REQUIREMENTS:
Count the lines in the records below that contain the word "this", and reply with only that number.

Entries with chart source code:

--

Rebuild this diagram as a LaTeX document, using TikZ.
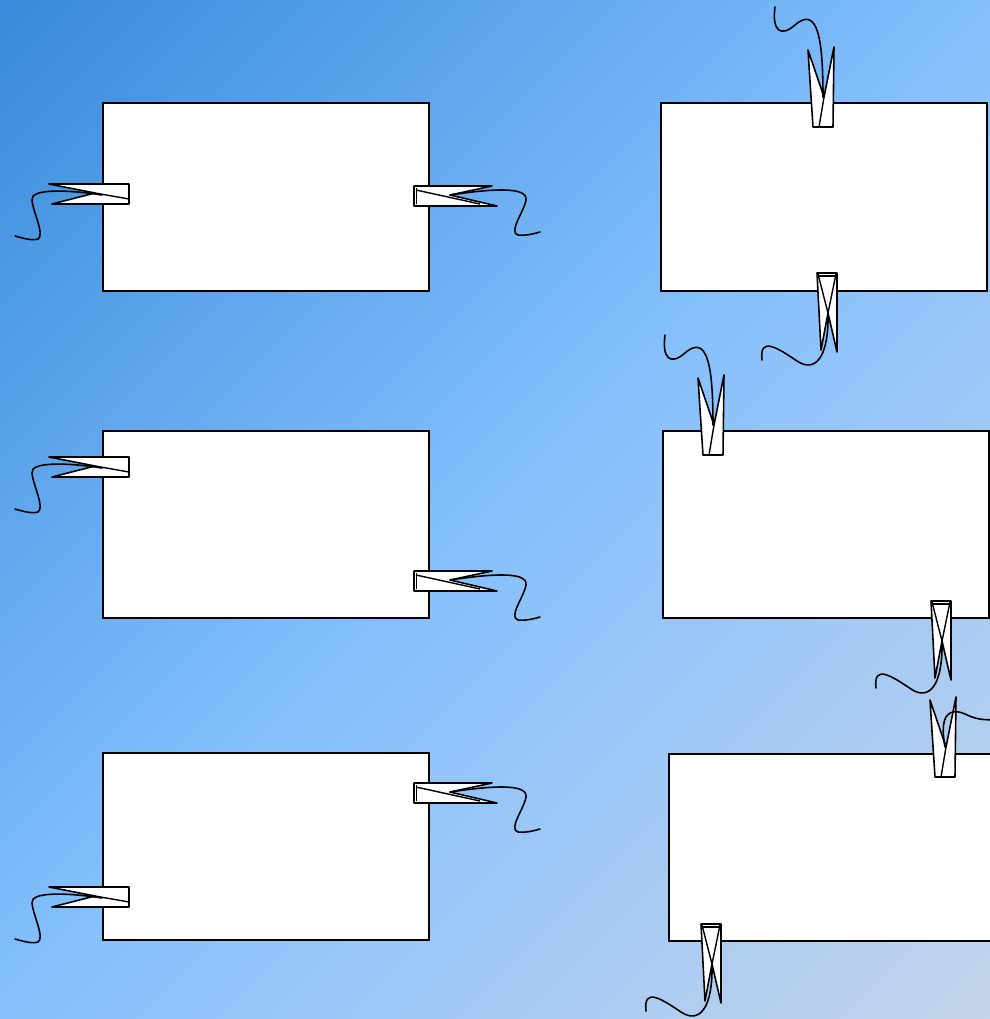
\documentclass[tikz,border=0pt]{standalone}
\definecolor{bgA}{HTML}{378ADA}
\definecolor{bgB}{HTML}{85C0FD}
\definecolor{bgC}{HTML}{C4D4EA}
\tikzset{
  panel/.style={draw=black, fill=white, line width=0.9pt, inner sep=0pt, outer sep=0pt},
  plugbody/.style={draw=black, fill=white, line width=0.9pt, line join=round},
  plugedge/.style={draw=black, line width=0.8pt},
  cablepath/.style={draw=black, line width=0.9pt, line cap=round},
  rightplug/.pic={
    \draw[plugbody] (0,-10) -- (78,-10) -- (36,-1) -- (83,10) -- (0,10) -- cycle;
    \draw[plugedge] (2,-6) -- (66,8);
    \draw[plugedge] (2.5,-8) -- (2.5,8);
    \draw[cablepath] (36,-1) .. controls (76,-7) and (114,-10) .. (112,4)
       .. controls (110,16) and (94,36) .. (104,39)
       .. controls (111,40) and (119,38) .. (126,36);
  },
  leftplug/.pic={
    \draw[plugbody] (0,-10) -- (-80,-10) -- (-34,-1) -- (-77,10) -- (0,10) -- cycle;
    \draw[plugedge] (-34,-1) -- (0,5);
    \draw[cablepath] (-27,1) .. controls (-59,-4) and (-99,-6) .. (-97,6)
       .. controls (-96,18) and (-84,41) .. (-91,45)
       .. controls (-97,47) and (-107,44) .. (-114,42);
  },
  upbody/.pic={
    \draw[plugbody] (-8,0) -- (-13,-77) -- (3,-30) -- (13,-80) -- (12,0) -- cycle;
    \draw[plugedge] (3,-30) -- (-2,0);
  },
  upcable/.pic={
    \draw[cablepath] (2,-30) .. controls (2,-87) and (-3,-122) .. (-26,-102)
       .. controls (-41,-89) and (-49,-97) .. (-46,-120);
  },
  downplug/.pic={
    \draw[plugbody] (-10,0) -- (-6,77) -- (1,40) -- (10,79) -- (10,0) -- cycle;
    \draw[plugedge] (-9,1) -- (1,40) (9,1) -- (1,40);
    \draw[plugedge] (-8,3) -- (8,3);
    \draw[cablepath] (1,40) .. controls (2,85) and (-12,100) .. (-30,88)
       .. controls (-48,76) and (-68,62) .. (-65,87);
  }
}
\begin{document}
\begin{tikzpicture}[x=0.02cm, y=-0.02cm]
\useasboundingbox (0,0) rectangle (990,1019);
\clip (0,0) rectangle (990,1019);
\begin{scope}[transform canvas={rotate around={45:(495,509.5)}}]
  \shade[top color=bgA, bottom color=bgC, middle color=bgB]
    (-255,-200.5) rectangle (1245,1219.5);
\end{scope}

% panels
\node[panel, minimum width=6.52cm, minimum height=3.76cm] (b1) at (266,197) {};
\node[panel, minimum width=6.52cm, minimum height=3.74cm] (b2) at (266,524.5) {};
\node[panel, minimum width=6.52cm, minimum height=3.74cm] (b3) at (266,846.5) {};
\node[panel, minimum width=6.52cm, minimum height=3.76cm] (b4) at (824,197) {};
\node[panel, minimum width=6.52cm, minimum height=3.74cm] (b5) at (826,524.5) {};
\node[panel, minimum width=6.60cm, minimum height=3.74cm] (b6) at (834,847.5) {};

% left column connectors
\pic at (129,194) {leftplug};
\pic at (414,196) {rightplug};
\pic at (129,467) {leftplug};
\pic at (414,581) {rightplug};
\pic at (414,793) {rightplug};
\pic at (129,897) {leftplug};

% right column connectors
\pic at (821,127) {upbody};
\pic at (821,127) {upcable};
\pic at (827,273) {downplug};
\pic at (711,455) {upbody};
\pic at (711,455) {upcable};
\pic at (941,601) {downplug};
\pic at (943,777) {upbody};
\draw[cablepath] (945,747) .. controls (939,715) and (949,707) .. (965,714)
   .. controls (975,719) and (985,721) .. (998,719);
\pic at (711,924) {downplug};
\end{tikzpicture}
\end{document}
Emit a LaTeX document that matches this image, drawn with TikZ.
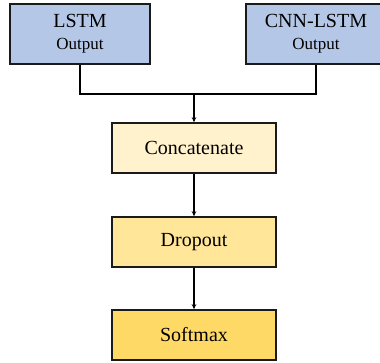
\documentclass[tikz,border=0pt]{standalone}
\usepackage{fontspec}
\setmainfont{Liberation Serif}
\usetikzlibrary{arrows.meta}
\definecolor{topblue}{HTML}{B4C7E7}
\definecolor{y1}{HTML}{FFF2CC}
\definecolor{y2}{HTML}{FFE699}
\definecolor{y3}{HTML}{FFD966}
\definecolor{edge}{HTML}{1A1A1A}
\tikzset{
  topbox/.style={draw=edge, line width=1.6pt, fill=topblue, minimum width=140pt, minimum height=60pt, inner sep=0pt, align=center, font=\fontsize{20}{22}\selectfont},
  midbox/.style={draw=edge, line width=1.6pt, minimum width=164pt, minimum height=50pt, inner sep=0pt, font=\fontsize{20}{22}\selectfont},
  conn/.style={draw=black, line width=1.4pt},
  arr/.style={conn, -{Stealth[length=5pt,width=4.5pt]}}
}
\newcommand{\subtxt}[1]{{\fontsize{17}{22}\selectfont #1}}
\begin{document}
\begin{tikzpicture}[x=1pt,y=-1pt]
\useasboundingbox (0,0) rectangle (380,362);
\node[topbox] (lstm) at (80,34) {LSTM\\\subtxt{Output}};
\node[topbox] (cnn) at (316,34) {CNN-LSTM\\\subtxt{Output}};
\node[midbox, fill=y1] (concat) at (194,148) {Concatenate};
\node[midbox, fill=y2] (drop) at (194,242) {Dropout};
\node[midbox, fill=y3] (soft) at (194,335) {Softmax};
\coordinate (j) at (194,94);
\draw[conn] (lstm.south) |- (j) -| (cnn.south);
\draw[arr, line width=2pt] (j) -- (concat.north);
\draw[arr] (concat.south) -- (drop.north);
\draw[arr] (drop.south) -- (soft.north);
\end{tikzpicture}
\end{document}
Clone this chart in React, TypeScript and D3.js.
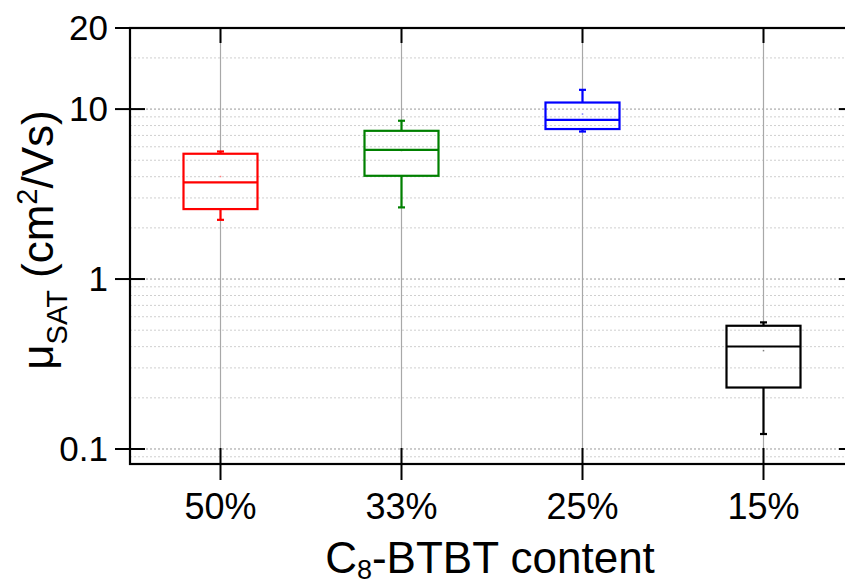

--

THE ANSWER:
3